— BEGIN SOURCE MATERIAL —

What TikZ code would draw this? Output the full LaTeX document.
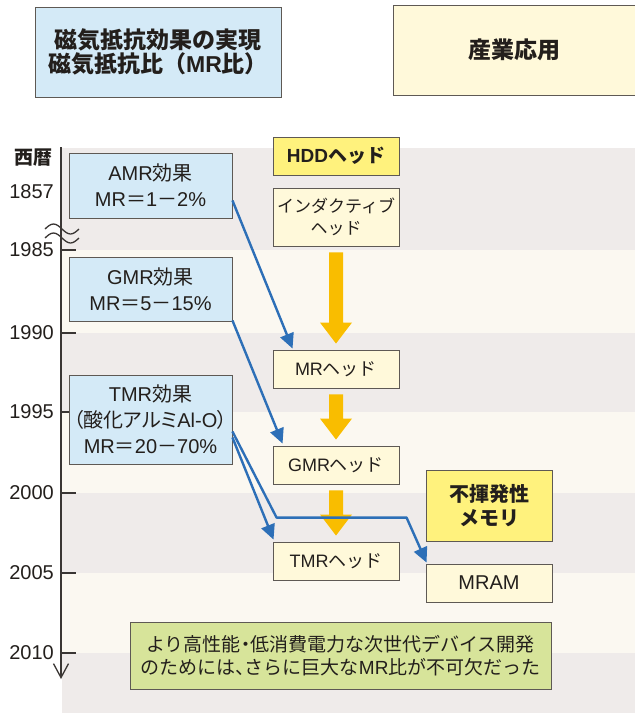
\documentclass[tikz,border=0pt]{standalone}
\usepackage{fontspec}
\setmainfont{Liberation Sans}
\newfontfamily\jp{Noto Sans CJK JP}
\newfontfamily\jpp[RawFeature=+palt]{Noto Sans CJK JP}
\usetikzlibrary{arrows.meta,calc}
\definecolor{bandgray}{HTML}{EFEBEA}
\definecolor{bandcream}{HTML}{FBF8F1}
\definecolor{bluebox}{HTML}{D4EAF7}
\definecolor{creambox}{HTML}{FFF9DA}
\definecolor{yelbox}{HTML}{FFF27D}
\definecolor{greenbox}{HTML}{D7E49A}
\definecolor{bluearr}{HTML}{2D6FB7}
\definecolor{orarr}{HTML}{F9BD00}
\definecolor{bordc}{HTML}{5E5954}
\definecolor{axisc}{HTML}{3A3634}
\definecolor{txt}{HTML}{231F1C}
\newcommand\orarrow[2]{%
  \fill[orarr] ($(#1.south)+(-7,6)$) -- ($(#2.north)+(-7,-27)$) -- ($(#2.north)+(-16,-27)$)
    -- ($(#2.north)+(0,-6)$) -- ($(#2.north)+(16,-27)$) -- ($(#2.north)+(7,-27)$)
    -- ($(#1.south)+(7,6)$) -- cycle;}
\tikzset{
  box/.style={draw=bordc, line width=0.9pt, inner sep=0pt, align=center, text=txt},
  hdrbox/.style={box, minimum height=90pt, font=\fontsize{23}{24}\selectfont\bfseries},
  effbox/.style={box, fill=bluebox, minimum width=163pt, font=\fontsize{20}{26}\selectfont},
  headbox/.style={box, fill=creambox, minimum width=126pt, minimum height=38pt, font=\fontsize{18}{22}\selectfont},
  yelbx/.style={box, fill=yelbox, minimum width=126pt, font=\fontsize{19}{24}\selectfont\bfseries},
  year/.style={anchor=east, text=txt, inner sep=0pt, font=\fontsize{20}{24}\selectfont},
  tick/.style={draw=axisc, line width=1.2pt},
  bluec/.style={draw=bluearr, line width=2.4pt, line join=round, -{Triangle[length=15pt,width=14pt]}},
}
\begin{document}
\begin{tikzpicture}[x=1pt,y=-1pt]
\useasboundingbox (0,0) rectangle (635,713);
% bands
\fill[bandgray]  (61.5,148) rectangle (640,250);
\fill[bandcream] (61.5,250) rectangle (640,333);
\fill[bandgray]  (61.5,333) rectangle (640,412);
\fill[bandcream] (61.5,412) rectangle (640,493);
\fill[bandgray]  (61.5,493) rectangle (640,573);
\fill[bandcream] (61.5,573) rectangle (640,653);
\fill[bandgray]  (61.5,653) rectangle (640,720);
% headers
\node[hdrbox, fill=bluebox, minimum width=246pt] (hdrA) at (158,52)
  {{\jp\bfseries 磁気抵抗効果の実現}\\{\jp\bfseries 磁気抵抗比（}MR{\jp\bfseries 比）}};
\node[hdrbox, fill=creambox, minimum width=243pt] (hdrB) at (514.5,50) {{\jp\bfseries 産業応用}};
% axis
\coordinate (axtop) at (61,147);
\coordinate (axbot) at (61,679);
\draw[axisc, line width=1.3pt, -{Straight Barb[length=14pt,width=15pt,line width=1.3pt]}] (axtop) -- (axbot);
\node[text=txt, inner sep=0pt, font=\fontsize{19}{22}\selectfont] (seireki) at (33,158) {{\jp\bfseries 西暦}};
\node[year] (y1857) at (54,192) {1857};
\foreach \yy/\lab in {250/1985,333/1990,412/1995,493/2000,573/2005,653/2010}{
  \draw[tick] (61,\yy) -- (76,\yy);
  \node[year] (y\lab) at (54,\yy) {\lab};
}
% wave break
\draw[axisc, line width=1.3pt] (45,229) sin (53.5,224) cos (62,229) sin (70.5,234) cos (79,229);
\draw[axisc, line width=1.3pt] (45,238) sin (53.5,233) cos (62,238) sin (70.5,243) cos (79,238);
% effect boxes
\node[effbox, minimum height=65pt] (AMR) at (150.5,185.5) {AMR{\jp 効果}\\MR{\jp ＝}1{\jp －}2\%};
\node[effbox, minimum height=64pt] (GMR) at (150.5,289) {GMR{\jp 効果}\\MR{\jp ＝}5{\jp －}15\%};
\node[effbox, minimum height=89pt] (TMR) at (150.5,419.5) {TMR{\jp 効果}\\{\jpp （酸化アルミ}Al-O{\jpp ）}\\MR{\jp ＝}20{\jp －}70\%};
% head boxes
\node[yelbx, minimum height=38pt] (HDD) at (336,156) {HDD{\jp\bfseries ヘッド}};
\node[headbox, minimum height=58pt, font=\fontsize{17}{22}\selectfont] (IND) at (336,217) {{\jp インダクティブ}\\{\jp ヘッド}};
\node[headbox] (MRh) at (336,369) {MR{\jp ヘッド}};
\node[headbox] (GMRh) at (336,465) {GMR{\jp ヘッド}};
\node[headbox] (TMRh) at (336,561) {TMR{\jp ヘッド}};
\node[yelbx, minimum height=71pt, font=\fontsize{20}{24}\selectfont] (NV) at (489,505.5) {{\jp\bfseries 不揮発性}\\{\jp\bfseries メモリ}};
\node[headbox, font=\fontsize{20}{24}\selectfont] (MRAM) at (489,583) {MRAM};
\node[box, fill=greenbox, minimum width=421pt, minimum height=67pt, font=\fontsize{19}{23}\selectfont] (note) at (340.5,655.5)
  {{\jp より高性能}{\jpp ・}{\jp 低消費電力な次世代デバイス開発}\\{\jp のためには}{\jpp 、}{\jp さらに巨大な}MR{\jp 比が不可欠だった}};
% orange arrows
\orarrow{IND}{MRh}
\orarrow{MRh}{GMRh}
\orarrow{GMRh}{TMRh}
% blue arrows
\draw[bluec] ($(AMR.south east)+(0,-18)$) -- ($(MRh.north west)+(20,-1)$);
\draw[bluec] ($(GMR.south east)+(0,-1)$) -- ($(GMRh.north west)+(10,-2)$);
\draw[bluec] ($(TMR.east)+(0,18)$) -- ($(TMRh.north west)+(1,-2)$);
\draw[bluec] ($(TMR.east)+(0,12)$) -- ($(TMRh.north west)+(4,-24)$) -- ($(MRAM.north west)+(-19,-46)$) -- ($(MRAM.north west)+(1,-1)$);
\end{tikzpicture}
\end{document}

— END SOURCE MATERIAL —

→ EXERCISE AIM
Retype the whole listing, keeping every line identical and omitting all pictures.

→ REPLY
What TikZ code would draw this? Output the full LaTeX document.
\documentclass[tikz,border=0pt]{standalone}
\usepackage{fontspec}
\setmainfont{Liberation Sans}
\newfontfamily\jp{Noto Sans CJK JP}
\newfontfamily\jpp[RawFeature=+palt]{Noto Sans CJK JP}
\usetikzlibrary{arrows.meta,calc}
\definecolor{bandgray}{HTML}{EFEBEA}
\definecolor{bandcream}{HTML}{FBF8F1}
\definecolor{bluebox}{HTML}{D4EAF7}
\definecolor{creambox}{HTML}{FFF9DA}
\definecolor{yelbox}{HTML}{FFF27D}
\definecolor{greenbox}{HTML}{D7E49A}
\definecolor{bluearr}{HTML}{2D6FB7}
\definecolor{orarr}{HTML}{F9BD00}
\definecolor{bordc}{HTML}{5E5954}
\definecolor{axisc}{HTML}{3A3634}
\definecolor{txt}{HTML}{231F1C}
\newcommand\orarrow[2]{%
  \fill[orarr] ($(#1.south)+(-7,6)$) -- ($(#2.north)+(-7,-27)$) -- ($(#2.north)+(-16,-27)$)
    -- ($(#2.north)+(0,-6)$) -- ($(#2.north)+(16,-27)$) -- ($(#2.north)+(7,-27)$)
    -- ($(#1.south)+(7,6)$) -- cycle;}
\tikzset{
  box/.style={draw=bordc, line width=0.9pt, inner sep=0pt, align=center, text=txt},
  hdrbox/.style={box, minimum height=90pt, font=\fontsize{23}{24}\selectfont\bfseries},
  effbox/.style={box, fill=bluebox, minimum width=163pt, font=\fontsize{20}{26}\selectfont},
  headbox/.style={box, fill=creambox, minimum width=126pt, minimum height=38pt, font=\fontsize{18}{22}\selectfont},
  yelbx/.style={box, fill=yelbox, minimum width=126pt, font=\fontsize{19}{24}\selectfont\bfseries},
  year/.style={anchor=east, text=txt, inner sep=0pt, font=\fontsize{20}{24}\selectfont},
  tick/.style={draw=axisc, line width=1.2pt},
  bluec/.style={draw=bluearr, line width=2.4pt, line join=round, -{Triangle[length=15pt,width=14pt]}},
}
\begin{document}
\begin{tikzpicture}[x=1pt,y=-1pt]
\useasboundingbox (0,0) rectangle (635,713);
% bands
\fill[bandgray]  (61.5,148) rectangle (640,250);
\fill[bandcream] (61.5,250) rectangle (640,333);
\fill[bandgray]  (61.5,333) rectangle (640,412);
\fill[bandcream] (61.5,412) rectangle (640,493);
\fill[bandgray]  (61.5,493) rectangle (640,573);
\fill[bandcream] (61.5,573) rectangle (640,653);
\fill[bandgray]  (61.5,653) rectangle (640,720);
% headers
\node[hdrbox, fill=bluebox, minimum width=246pt] (hdrA) at (158,52)
  {{\jp\bfseries 磁気抵抗効果の実現}\\{\jp\bfseries 磁気抵抗比（}MR{\jp\bfseries 比）}};
\node[hdrbox, fill=creambox, minimum width=243pt] (hdrB) at (514.5,50) {{\jp\bfseries 産業応用}};
% axis
\coordinate (axtop) at (61,147);
\coordinate (axbot) at (61,679);
\draw[axisc, line width=1.3pt, -{Straight Barb[length=14pt,width=15pt,line width=1.3pt]}] (axtop) -- (axbot);
\node[text=txt, inner sep=0pt, font=\fontsize{19}{22}\selectfont] (seireki) at (33,158) {{\jp\bfseries 西暦}};
\node[year] (y1857) at (54,192) {1857};
\foreach \yy/\lab in {250/1985,333/1990,412/1995,493/2000,573/2005,653/2010}{
  \draw[tick] (61,\yy) -- (76,\yy);
  \node[year] (y\lab) at (54,\yy) {\lab};
}
% wave break
\draw[axisc, line width=1.3pt] (45,229) sin (53.5,224) cos (62,229) sin (70.5,234) cos (79,229);
\draw[axisc, line width=1.3pt] (45,238) sin (53.5,233) cos (62,238) sin (70.5,243) cos (79,238);
% effect boxes
\node[effbox, minimum height=65pt] (AMR) at (150.5,185.5) {AMR{\jp 効果}\\MR{\jp ＝}1{\jp －}2\%};
\node[effbox, minimum height=64pt] (GMR) at (150.5,289) {GMR{\jp 効果}\\MR{\jp ＝}5{\jp －}15\%};
\node[effbox, minimum height=89pt] (TMR) at (150.5,419.5) {TMR{\jp 効果}\\{\jpp （酸化アルミ}Al-O{\jpp ）}\\MR{\jp ＝}20{\jp －}70\%};
% head boxes
\node[yelbx, minimum height=38pt] (HDD) at (336,156) {HDD{\jp\bfseries ヘッド}};
\node[headbox, minimum height=58pt, font=\fontsize{17}{22}\selectfont] (IND) at (336,217) {{\jp インダクティブ}\\{\jp ヘッド}};
\node[headbox] (MRh) at (336,369) {MR{\jp ヘッド}};
\node[headbox] (GMRh) at (336,465) {GMR{\jp ヘッド}};
\node[headbox] (TMRh) at (336,561) {TMR{\jp ヘッド}};
\node[yelbx, minimum height=71pt, font=\fontsize{20}{24}\selectfont] (NV) at (489,505.5) {{\jp\bfseries 不揮発性}\\{\jp\bfseries メモリ}};
\node[headbox, font=\fontsize{20}{24}\selectfont] (MRAM) at (489,583) {MRAM};
\node[box, fill=greenbox, minimum width=421pt, minimum height=67pt, font=\fontsize{19}{23}\selectfont] (note) at (340.5,655.5)
  {{\jp より高性能}{\jpp ・}{\jp 低消費電力な次世代デバイス開発}\\{\jp のためには}{\jpp 、}{\jp さらに巨大な}MR{\jp 比が不可欠だった}};
% orange arrows
\orarrow{IND}{MRh}
\orarrow{MRh}{GMRh}
\orarrow{GMRh}{TMRh}
% blue arrows
\draw[bluec] ($(AMR.south east)+(0,-18)$) -- ($(MRh.north west)+(20,-1)$);
\draw[bluec] ($(GMR.south east)+(0,-1)$) -- ($(GMRh.north west)+(10,-2)$);
\draw[bluec] ($(TMR.east)+(0,18)$) -- ($(TMRh.north west)+(1,-2)$);
\draw[bluec] ($(TMR.east)+(0,12)$) -- ($(TMRh.north west)+(4,-24)$) -- ($(MRAM.north west)+(-19,-46)$) -- ($(MRAM.north west)+(1,-1)$);
\end{tikzpicture}
\end{document}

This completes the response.